■ **Data segment**
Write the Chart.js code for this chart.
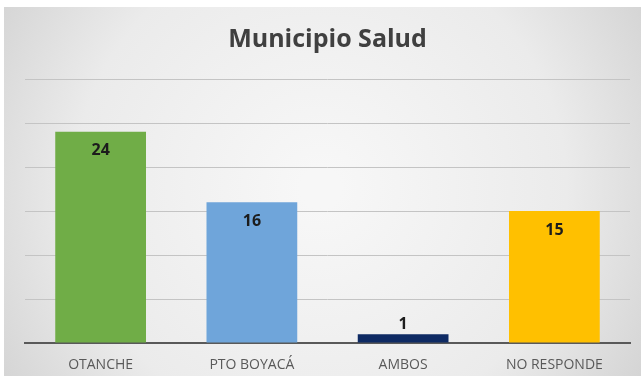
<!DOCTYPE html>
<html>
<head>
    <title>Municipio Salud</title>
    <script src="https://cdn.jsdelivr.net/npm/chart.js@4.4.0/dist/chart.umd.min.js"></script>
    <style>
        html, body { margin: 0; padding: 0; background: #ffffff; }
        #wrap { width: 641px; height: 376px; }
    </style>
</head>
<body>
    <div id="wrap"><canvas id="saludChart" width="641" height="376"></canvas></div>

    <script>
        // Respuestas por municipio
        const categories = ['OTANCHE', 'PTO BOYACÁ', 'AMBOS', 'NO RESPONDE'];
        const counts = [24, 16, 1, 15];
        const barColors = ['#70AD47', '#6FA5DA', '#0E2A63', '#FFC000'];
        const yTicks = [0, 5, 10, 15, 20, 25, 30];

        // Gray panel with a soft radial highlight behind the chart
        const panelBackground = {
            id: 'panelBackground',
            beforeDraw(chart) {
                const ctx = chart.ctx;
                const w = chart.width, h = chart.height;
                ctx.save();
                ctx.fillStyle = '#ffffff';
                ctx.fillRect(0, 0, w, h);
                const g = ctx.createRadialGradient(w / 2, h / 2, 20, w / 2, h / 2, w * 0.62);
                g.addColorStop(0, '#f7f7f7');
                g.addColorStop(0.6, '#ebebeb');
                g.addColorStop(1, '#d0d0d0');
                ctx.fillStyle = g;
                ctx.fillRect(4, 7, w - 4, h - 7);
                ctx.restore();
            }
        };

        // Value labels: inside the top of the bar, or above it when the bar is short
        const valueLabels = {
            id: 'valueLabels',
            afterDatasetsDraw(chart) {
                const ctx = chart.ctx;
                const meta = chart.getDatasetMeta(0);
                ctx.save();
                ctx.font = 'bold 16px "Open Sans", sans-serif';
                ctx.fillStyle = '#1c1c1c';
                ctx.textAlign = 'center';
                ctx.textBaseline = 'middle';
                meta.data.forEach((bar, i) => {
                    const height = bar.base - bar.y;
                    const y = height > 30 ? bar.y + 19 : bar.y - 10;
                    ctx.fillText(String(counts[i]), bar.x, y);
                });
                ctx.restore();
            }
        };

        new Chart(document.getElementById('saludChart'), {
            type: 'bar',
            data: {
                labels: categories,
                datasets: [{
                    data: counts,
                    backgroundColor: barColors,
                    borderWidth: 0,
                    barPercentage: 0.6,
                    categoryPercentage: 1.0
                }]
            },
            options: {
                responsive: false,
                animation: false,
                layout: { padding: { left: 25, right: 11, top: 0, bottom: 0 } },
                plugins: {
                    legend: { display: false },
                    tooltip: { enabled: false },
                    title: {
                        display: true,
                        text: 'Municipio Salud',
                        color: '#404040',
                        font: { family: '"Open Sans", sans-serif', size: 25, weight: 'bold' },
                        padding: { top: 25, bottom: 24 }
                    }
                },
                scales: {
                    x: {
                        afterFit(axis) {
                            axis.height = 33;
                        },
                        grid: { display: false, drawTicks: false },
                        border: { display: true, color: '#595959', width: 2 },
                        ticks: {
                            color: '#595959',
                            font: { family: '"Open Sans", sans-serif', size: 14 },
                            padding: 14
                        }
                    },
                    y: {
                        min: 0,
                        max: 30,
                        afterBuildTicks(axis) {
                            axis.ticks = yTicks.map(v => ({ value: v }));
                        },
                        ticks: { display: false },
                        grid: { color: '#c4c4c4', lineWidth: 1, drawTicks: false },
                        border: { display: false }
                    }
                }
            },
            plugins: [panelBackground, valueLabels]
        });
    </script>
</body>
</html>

■ **Task**
Restate exactly, please, only the lines between the start of the data and the line containing "const yTicks = [0, 5, 10, 15, 20, 25, 30];", both ends included, skipping the pictures.

■ **Exercise answer**
Write the Chart.js code for this chart.
<!DOCTYPE html>
<html>
<head>
    <title>Municipio Salud</title>
    <script src="https://cdn.jsdelivr.net/npm/chart.js@4.4.0/dist/chart.umd.min.js"></script>
    <style>
        html, body { margin: 0; padding: 0; background: #ffffff; }
        #wrap { width: 641px; height: 376px; }
    </style>
</head>
<body>
    <div id="wrap"><canvas id="saludChart" width="641" height="376"></canvas></div>

    <script>
        // Respuestas por municipio
        const categories = ['OTANCHE', 'PTO BOYACÁ', 'AMBOS', 'NO RESPONDE'];
        const counts = [24, 16, 1, 15];
        const barColors = ['#70AD47', '#6FA5DA', '#0E2A63', '#FFC000'];
        const yTicks = [0, 5, 10, 15, 20, 25, 30];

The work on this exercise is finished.